Do: Think about what you want from a mattress. Do you like soft or firm? Bounce or contour? Use your preferences to decide, but remember that medium firmness is likely to be the best.

Don’t: Pick a bed that is too soft or too firm. Typically, softer beds are better for lighter people and firmer beds better for heavier people. You are likely to do best avoiding extremely soft or firm mattresses.

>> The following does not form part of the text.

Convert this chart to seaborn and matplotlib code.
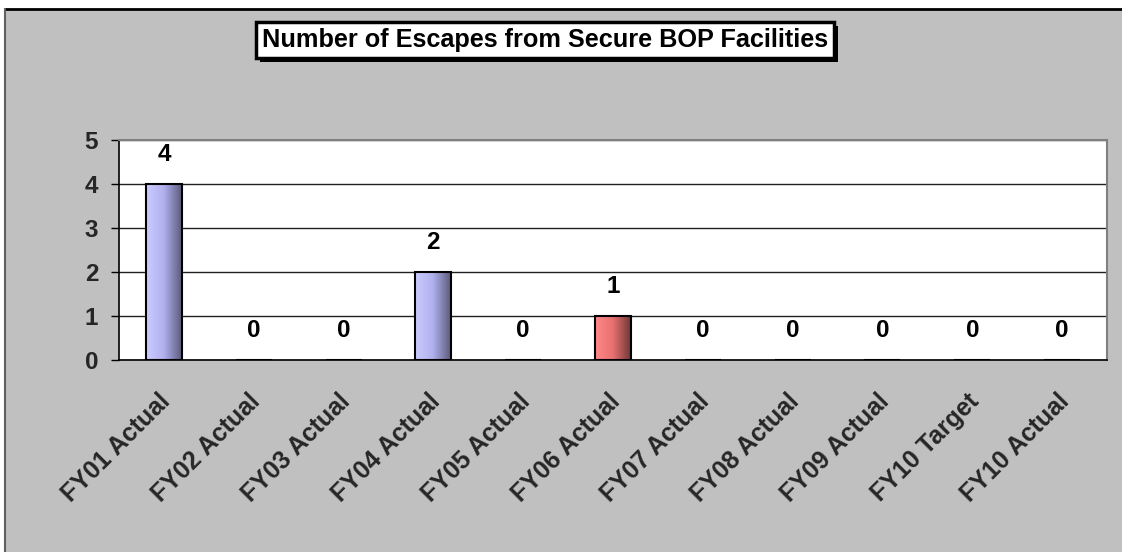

Don’t Forget Sleep Position

While weight plays a huge part in choosing the best mattress for you, there are other important factors too. One of the biggest is how you sleep. Side sleepers, stomach sleepers, and back sleepers each have unique needs from a mattress.

Side Sleepers

Because the side of your body has more contours (think hips and shoulders), side sleepers need a bit more cushion to remove pressure from these areas. Side sleepers will be better off with soft to firm mattresses that allow contouring. Pillow-top and memory foam mattresses are two good options.

Back Sleepers

Back sleepers need less support than side sleepers thanks to fewer curves found along the backside of the body. They will usually do best with a firm mattress because a soft mattress will not allow proper spinal positioning. Innerspring, latex, and memory foam mattresses, as long as they are medium to firm, are likely to be a good fit. Avoid mattresses that are too soft, like a pillow top, as you may find it leads to lower back or neck pain.

Stomach Sleepers

If you sleep on your stomach, a firm mattress is the way to go. Too soft of a mattress will not give your spine enough support, leading to pain in multiple parts of your body.


Summary

You want to take weight, body shape, and how you sleep into consideration when you’re picking out a mattress. The best thing to do is jot down what categories you fit into, the needs for that category, and then try to find a happy medium. If you’re not sure, you can go into a store to actually try out a mattress for yourself or purchase one with a money-back guarantee so you can send it back if you find that it’s not the right fit.